Revision as of 18:41, 8 March 2007


A wiki is a collection of collaboratively authored web documents. Basically, a wiki page is a web page everyone in your class can create together, right in the browser, without needing to know HTML. A wiki starts with one front page. Each author can add other pages to the wiki by simply creating a link to a page that doesn't exist yet.

Wikis get their name from the Hawaiian term "wiki wiki," which means "very fast." A wiki is indeed a fast method for creating content as a group. It's a hugely popular format on the Web for creating documents as a group. There is usually no central editor of a wiki, no single person who has final editorial control. Instead, the community edits and develops it's own content.

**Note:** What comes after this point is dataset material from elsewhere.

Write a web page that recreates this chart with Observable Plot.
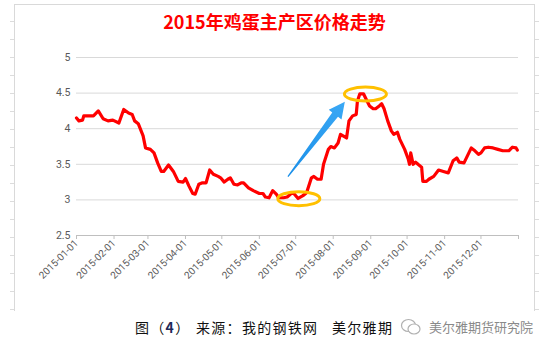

Consensus views emerge from the work of many people on a document.

Moodle's wiki is built on top of an older wiki system called Erfurt wiki http://erfurtwiki.sourceforge.net.

In Moodle, wikis can be a powerful tool for collaborative work. The entire class can edit a document together, creating a class product, or each student can have their own wiki and work on it with you and their classmates.

Tips and tricks

  • We have course filled with resources and a wiki devoted to equipment located in several remote classrooms, as an aid to instructors. I created my own page that has links to equipment and process pages that I use all the time in giving directions. The front page is organized differently than my page.
  • A useful way of to start a wiki, is to think of the front page as a structured table of contents. Essentially a wiki is organized by its links.